Ils disent : « attention aux lois mémorielles ! car c’est une boîte de Pandore : aujourd’hui les Arméniens ; hier les pieds-noirs et leur “œuvre civilisatrice” ; demain les albigeois ; les aristocrates guillotinés ; où s’arrêtera-t-on ? ». C’est ajouter, cette fois, la confusion à l’aveuglement. L’offense à la confusion. Et c’est prendre, pour le coup, les sénateurs pour des crétins. Car il n’y a pas eu cent génocides, Dieu soit loué, au XXe siècle. Ni dix. Mais à peine cinq. Les juifs et les Tsiganes. Les Tutsis. Les Cambodgiens. Peut-être le Darfour. Et, donc, le premier d’entre eux – dont s’inspirera Hitler et qui visa les Arméniens. Ne pas comprendre cela, mettre dans le même sac un débat sur le colonialisme et cet outrage à la mémoire des morts qu’est la négation du fait qu’ils sont bien morts, loger à la même enseigne l’historien Pétré-Grenouilleau persécuté au nom d’une loi mémorielle mal faite et l’assassin de papier Faurisson dont une loi antinégationniste bien formée a discrédité les « travaux », voilà qui n’est pas digne des signataires de cet appel « pour la liberté de l’Histoire ».

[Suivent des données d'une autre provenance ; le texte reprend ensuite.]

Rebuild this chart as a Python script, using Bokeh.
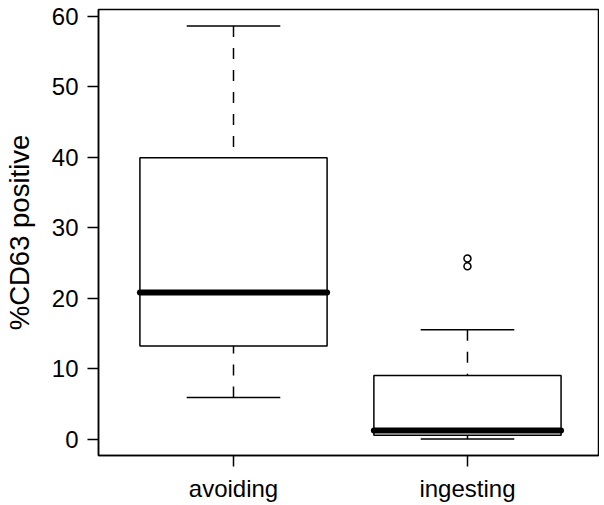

Les signataires disent encore, en marge de l’appel proprement dit : « pourquoi la France ? pourquoi une loi dans un pays qui ne fut pas partie prenante à la tragédie ? ». D’abord ce n’est pas si sûr ; et on connaît deux cas au moins (ceux, en 1919, documentés – entre autres – par les missions franciscaines, de Marache et de Hadjine, en Cilicie) où l’armée française manqua à son devoir de protection et se conduisit, mutatis mutandis, comme les Casques bleus de Srebrenica. Mais, surtout, l’argument n’a pas de sens s’agissant d’un crime dont la définition même implique qu’il affecte l’humanité de l’homme et qu’en est donc comptable le genre humain dans son ensemble. Ou bien la notion de crime contre l’humanité a un sens et nul ne saurait s’en exempter. Ou bien tel ou tel se défausse : « je n’ai pas tenu l’arme ; je n’ai fait que laisser faire » – et, alors, il faut renoncer au concept, aux conventions qui l’ont fondé, aux jurisprudences qui l’ont conforté, aux travaux de Raphaël Lemkin, à la Charte des Nations unies. Est-ce bien ce que l’on veut ?

Et puis les historiens en bataille supposent enfin que la vérité a sa force, son ressort, qui devraient se passer du renfort de la puissance publique. C’est faire bon marché, cette fois, de la singularité de ce négationnisme-ci. Les négationnistes, d’habitude, sont des hurluberlus. Des maniaques. Des professeurs marginalisés ou sans chaire. Là, ils s’adossent à un pays – la Turquie. Il s’agit d’un négationnisme, non de secte, mais d’État – qui dispose des moyens de pression, d’intimidation, de chantage, d’un grand État. Les Arméniens, en d’autres termes, sont dans la situation où seraient les juifs si l’Allemagne, après Hitler, n’avait pas fait ce travail de mémoire et de deuil auquel elle s’est vertueusement astreinte. Et c’est la dernière raison qui fait que j’étais ce samedi, avec Serge Klarsfeld et d’autres, aux côtés des milliers de manifestants, souvent très jeunes, qui se tenaient là, à Paris, face au Sénat, pour dire : « nous sommes français ; d’origine arménienne mais, d’abord, français ; et c’est ce qui nous fonde à demander, face à l’insoutenable violence de ce négationnisme d’État, la protection de la loi française ».